*Stated exercise*: Only the lines from the start of the data to the line containing "const tailTicks = [0, 20, 40, 60, 80, 100]", both included, should be output, exactly and without pictures.

*Collected data*:
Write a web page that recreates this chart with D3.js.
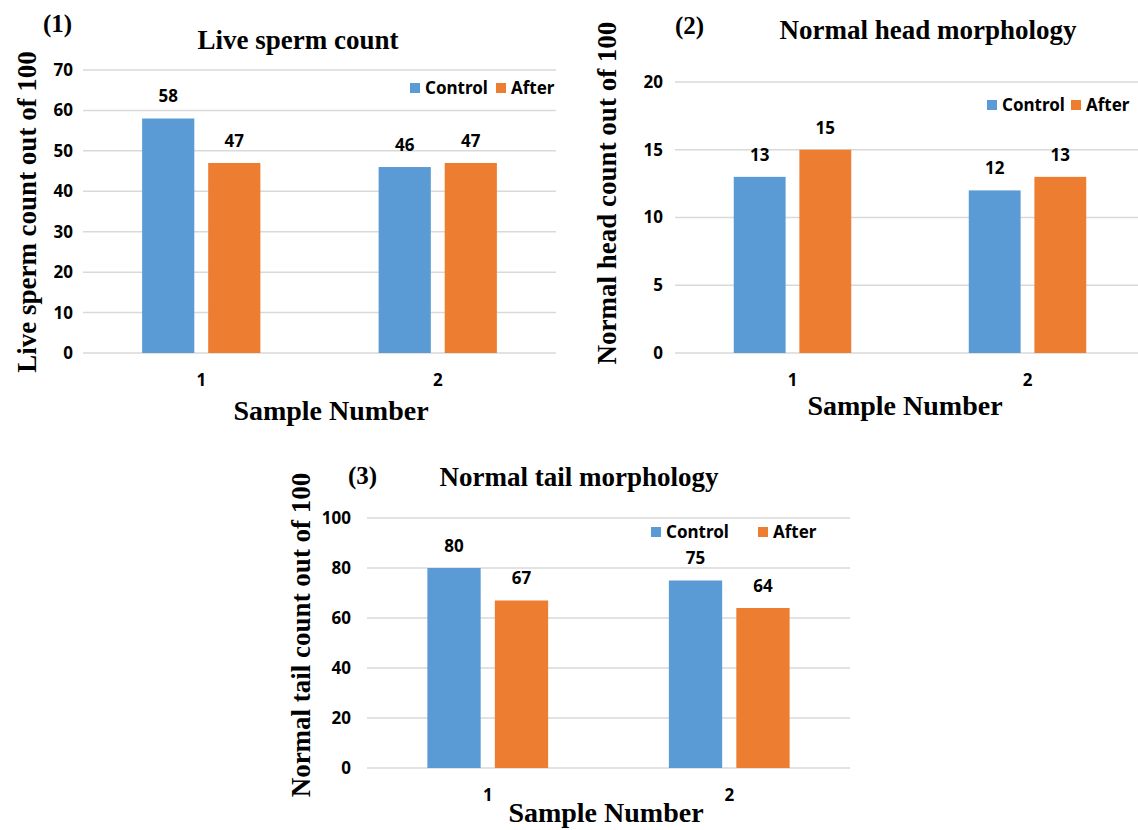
<!DOCTYPE html>
<html>
<head>
<meta charset="utf-8">
<script src="https://cdn.jsdelivr.net/npm/d3@7"></script>
<style>
  body { margin: 0; background: #fff; }
  svg { display: block; }
  .serif { font-family: "Liberation Serif", "Times New Roman", serif; font-weight: bold; fill: #000; }
  .sans { font-family: "Noto Sans", "Open Sans", sans-serif; font-weight: bold; fill: #000; }
</style>
</head>
<body>
<script>
const width = 1138
const height = 830

// data
const categories = ['1', '2']
const series = ['Control', 'After']
const colors = ['#5b9bd5', '#ed7d31']

const liveControl = [58, 46]
const liveAfter = [47, 47]
const headControl = [13, 12]
const headAfter = [15, 13]
const tailControl = [80, 75]
const tailAfter = [67, 64]

const liveTicks = [0, 10, 20, 30, 40, 50, 60, 70]
const headTicks = [0, 5, 10, 15, 20]
const tailTicks = [0, 20, 40, 60, 80, 100]

// layout of each panel (pixels only)
const panels = [
  {
    tag: '(1)', title: 'Live sperm count', yTitle: 'Live sperm count out of 100',
    values: [liveControl, liveAfter], ticks: liveTicks,
    left: 83, right: 556, gridEnd: 556, top: 70, bottom: 353,
    tickX: 73, catY: 380,
    titleX: 298, titleY: 40, tagX: 43, tagY: 23,
    yTitleX: 27, yTitleY: 212, xTitleX: 331, xTitleY: 410,
    legendX: [410, 496], legendY: 88
  },
  {
    tag: '(2)', title: 'Normal head morphology', yTitle: 'Normal head count out of 100',
    values: [headControl, headAfter], ticks: headTicks,
    left: 675, right: 1145, gridEnd: 1138, top: 82, bottom: 353,
    tickX: 663, catY: 380,
    titleX: 928, titleY: 30, tagX: 675, tagY: 25,
    yTitleX: 607, yTitleY: 193, xTitleX: 905, xTitleY: 405,
    legendX: [987, 1071], legendY: 105
  },
  {
    tag: '(3)', title: 'Normal tail morphology', yTitle: 'Normal tail count out of 100',
    values: [tailControl, tailAfter], ticks: tailTicks,
    left: 367, right: 850, gridEnd: 850, top: 518, bottom: 768,
    tickX: 351, catY: 795,
    titleX: 579, titleY: 477, tagX: 348, tagY: 475,
    yTitleX: 301, yTitleY: 635, xTitleX: 606, xTitleY: 812,
    legendX: [651, 758], legendY: 532
  }
]

const svg = d3.select('body').append('svg')
    .attr('width', width)
    .attr('height', height)

function drawPanel(p) {
  const g = svg.append('g')

  const x = d3.scaleBand()
      .domain(categories)
      .range([p.left, p.right])

  const groupW = x.bandwidth() * 0.5
  const x1 = d3.scaleBand()
      .domain(series)
      .range([-groupW / 2, groupW / 2])
      .paddingInner(0.21)

  const y = d3.scaleLinear()
      .domain([0, d3.max(p.ticks)])
      .range([p.bottom, p.top])

  // gridlines
  g.selectAll('.grid')
    .data(p.ticks)
    .join('line')
      .attr('x1', p.left)
      .attr('x2', p.gridEnd)
      .attr('y1', d => y(d))
      .attr('y2', d => y(d))
      .style('stroke', '#d9d9d9')
      .style('stroke-width', 1.5)

  // y tick labels
  g.selectAll('.ytick')
    .data(p.ticks)
    .join('text')
      .attr('class', 'sans')
      .attr('x', p.tickX)
      .attr('y', d => y(d))
      .attr('dy', '0.35em')
      .attr('text-anchor', 'end')
      .style('font-size', '17px')
      .text(d => d)

  // category labels
  g.selectAll('.xtick')
    .data(categories)
    .join('text')
      .attr('class', 'sans')
      .attr('x', d => x(d) + x.bandwidth() / 2)
      .attr('y', p.catY)
      .attr('dy', '0.35em')
      .attr('text-anchor', 'middle')
      .style('font-size', '17px')
      .text(d => d)

  // bars
  const rows = []
  categories.forEach((c, i) => {
    series.forEach((s, j) => {
      rows.push({cat: c, ser: s, idx: j, val: p.values[j][i]})
    })
  })

  const cx = d => x(d.cat) + x.bandwidth() / 2 + x1(d.ser)

  g.selectAll('.bar')
    .data(rows)
    .join('rect')
      .attr('x', cx)
      .attr('y', d => y(d.val))
      .attr('width', x1.bandwidth())
      .attr('height', d => y(0) - y(d.val))
      .style('fill', d => colors[d.idx])

  // value labels
  g.selectAll('.val')
    .data(rows)
    .join('text')
      .attr('class', 'sans')
      .attr('x', d => cx(d) + x1.bandwidth() / 2)
      .attr('y', d => y(d.val) - 22)
      .attr('dy', '0.35em')
      .attr('text-anchor', 'middle')
      .style('font-size', '17px')
      .text(d => d.val)

  // legend
  series.forEach((s, j) => {
    g.append('rect')
      .attr('x', p.legendX[j])
      .attr('y', p.legendY - 5)
      .attr('width', 10)
      .attr('height', 10)
      .style('fill', colors[j])
    g.append('text')
      .attr('class', 'sans')
      .attr('x', p.legendX[j] + 15)
      .attr('y', p.legendY)
      .attr('dy', '0.35em')
      .style('font-size', '17px')
      .text(s)
  })

  // titles
  g.append('text')
    .attr('class', 'serif')
    .attr('x', p.titleX)
    .attr('y', p.titleY)
    .attr('dy', '0.35em')
    .attr('text-anchor', 'middle')
    .style('font-size', '27px')
    .text(p.title)

  g.append('text')
    .attr('class', 'serif')
    .attr('x', p.tagX)
    .attr('y', p.tagY)
    .attr('dy', '0.35em')
    .style('font-size', '25px')
    .text(p.tag)

  g.append('text')
    .attr('class', 'serif')
    .attr('transform', `translate(${p.yTitleX},${p.yTitleY}) rotate(-90)`)
    .attr('dy', '0.35em')
    .attr('text-anchor', 'middle')
    .style('font-size', '27px')
    .text(p.yTitle)

  g.append('text')
    .attr('class', 'serif')
    .attr('x', p.xTitleX)
    .attr('y', p.xTitleY)
    .attr('dy', '0.35em')
    .attr('text-anchor', 'middle')
    .style('font-size', '28px')
    .text('Sample Number')
}

panels.forEach(drawPanel)
</script>
</body>
</html>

*Exercise response*:
Write a web page that recreates this chart with D3.js.
<!DOCTYPE html>
<html>
<head>
<meta charset="utf-8">
<script src="https://cdn.jsdelivr.net/npm/d3@7"></script>
<style>
  body { margin: 0; background: #fff; }
  svg { display: block; }
  .serif { font-family: "Liberation Serif", "Times New Roman", serif; font-weight: bold; fill: #000; }
  .sans { font-family: "Noto Sans", "Open Sans", sans-serif; font-weight: bold; fill: #000; }
</style>
</head>
<body>
<script>
const width = 1138
const height = 830

// data
const categories = ['1', '2']
const series = ['Control', 'After']
const colors = ['#5b9bd5', '#ed7d31']

const liveControl = [58, 46]
const liveAfter = [47, 47]
const headControl = [13, 12]
const headAfter = [15, 13]
const tailControl = [80, 75]
const tailAfter = [67, 64]

const liveTicks = [0, 10, 20, 30, 40, 50, 60, 70]
const headTicks = [0, 5, 10, 15, 20]
const tailTicks = [0, 20, 40, 60, 80, 100]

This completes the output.